— Start Records for this task —
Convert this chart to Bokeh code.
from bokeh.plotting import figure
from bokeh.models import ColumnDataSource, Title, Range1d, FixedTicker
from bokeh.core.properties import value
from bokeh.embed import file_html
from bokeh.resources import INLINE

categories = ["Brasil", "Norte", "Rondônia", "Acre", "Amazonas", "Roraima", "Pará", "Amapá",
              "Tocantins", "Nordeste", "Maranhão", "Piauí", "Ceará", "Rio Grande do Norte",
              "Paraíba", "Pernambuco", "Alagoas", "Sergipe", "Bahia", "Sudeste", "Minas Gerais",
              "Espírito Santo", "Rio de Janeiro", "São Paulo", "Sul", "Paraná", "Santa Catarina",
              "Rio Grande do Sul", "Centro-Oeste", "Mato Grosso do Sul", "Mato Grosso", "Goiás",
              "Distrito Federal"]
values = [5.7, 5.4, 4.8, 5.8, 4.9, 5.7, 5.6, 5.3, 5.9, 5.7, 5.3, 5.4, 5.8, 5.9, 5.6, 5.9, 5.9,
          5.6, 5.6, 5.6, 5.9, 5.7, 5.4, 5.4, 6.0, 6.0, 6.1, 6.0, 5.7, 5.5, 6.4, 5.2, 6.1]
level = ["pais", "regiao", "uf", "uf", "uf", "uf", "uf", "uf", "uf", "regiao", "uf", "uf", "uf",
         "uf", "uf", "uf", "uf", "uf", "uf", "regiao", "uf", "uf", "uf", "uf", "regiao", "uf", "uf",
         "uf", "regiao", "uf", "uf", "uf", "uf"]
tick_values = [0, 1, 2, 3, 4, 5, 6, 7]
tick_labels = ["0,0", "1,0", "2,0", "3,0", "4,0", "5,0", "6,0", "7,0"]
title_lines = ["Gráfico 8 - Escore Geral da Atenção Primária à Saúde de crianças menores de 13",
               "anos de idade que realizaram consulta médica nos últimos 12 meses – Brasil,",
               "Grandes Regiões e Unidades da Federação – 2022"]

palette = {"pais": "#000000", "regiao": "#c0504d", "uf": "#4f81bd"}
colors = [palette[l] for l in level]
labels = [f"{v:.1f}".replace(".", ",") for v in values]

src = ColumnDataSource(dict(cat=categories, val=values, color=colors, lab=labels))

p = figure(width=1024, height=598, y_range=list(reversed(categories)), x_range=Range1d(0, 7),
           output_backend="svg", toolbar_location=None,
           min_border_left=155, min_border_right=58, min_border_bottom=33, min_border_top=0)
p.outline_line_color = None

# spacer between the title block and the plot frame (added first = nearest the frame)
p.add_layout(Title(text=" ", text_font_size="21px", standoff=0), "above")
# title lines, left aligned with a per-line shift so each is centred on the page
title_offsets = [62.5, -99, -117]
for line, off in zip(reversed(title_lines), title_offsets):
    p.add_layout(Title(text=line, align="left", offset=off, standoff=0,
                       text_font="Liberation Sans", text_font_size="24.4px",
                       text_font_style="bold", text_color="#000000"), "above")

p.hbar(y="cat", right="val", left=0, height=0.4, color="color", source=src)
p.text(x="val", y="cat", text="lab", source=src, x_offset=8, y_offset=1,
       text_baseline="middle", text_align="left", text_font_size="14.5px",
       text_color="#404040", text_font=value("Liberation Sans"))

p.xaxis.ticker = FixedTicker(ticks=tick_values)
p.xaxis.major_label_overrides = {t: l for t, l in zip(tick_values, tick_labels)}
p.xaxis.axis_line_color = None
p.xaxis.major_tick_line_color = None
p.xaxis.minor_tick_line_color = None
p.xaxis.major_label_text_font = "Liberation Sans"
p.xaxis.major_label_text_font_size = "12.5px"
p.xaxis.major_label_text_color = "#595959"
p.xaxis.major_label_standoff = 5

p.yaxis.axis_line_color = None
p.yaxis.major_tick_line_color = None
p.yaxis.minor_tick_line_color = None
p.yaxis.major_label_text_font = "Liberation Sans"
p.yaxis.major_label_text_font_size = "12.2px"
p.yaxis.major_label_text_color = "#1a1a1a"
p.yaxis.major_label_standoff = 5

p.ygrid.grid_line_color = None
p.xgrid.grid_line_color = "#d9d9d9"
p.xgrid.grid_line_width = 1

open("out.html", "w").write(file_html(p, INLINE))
— End Records for this task —
— Start Records for this task —
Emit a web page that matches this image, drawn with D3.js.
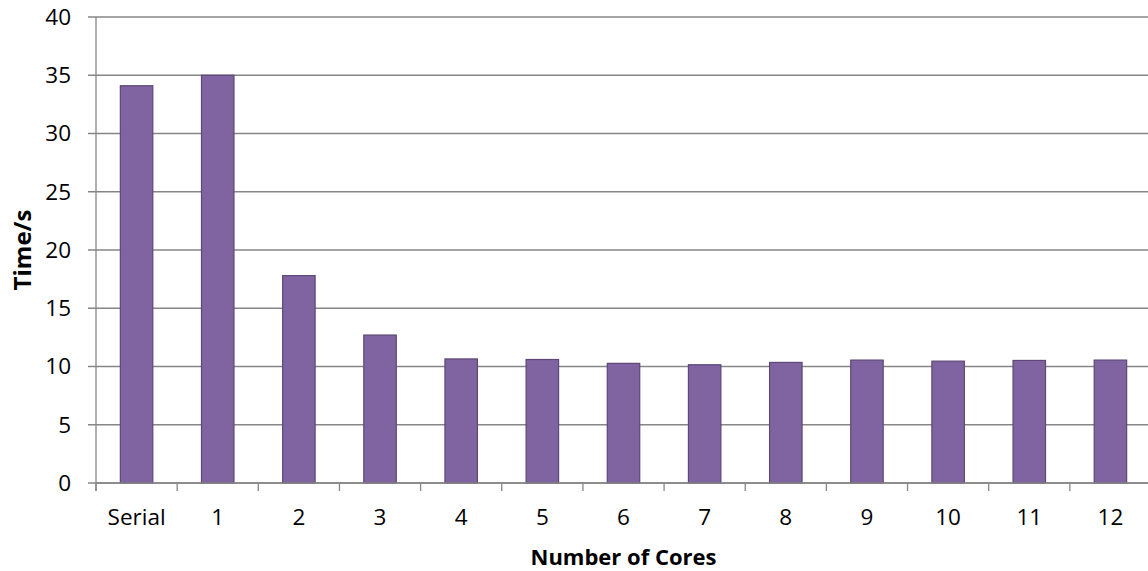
— End Records for this task —
**Problem statement**
Using the data above, repeat exactly the lines that begin at the line with "Convert this chart to Bokeh code." and end at the line with "from bokeh.resources import INLINE", both ends included.

**Finished exercise**
Convert this chart to Bokeh code.
from bokeh.plotting import figure
from bokeh.models import ColumnDataSource, Title, Range1d, FixedTicker
from bokeh.core.properties import value
from bokeh.embed import file_html
from bokeh.resources import INLINE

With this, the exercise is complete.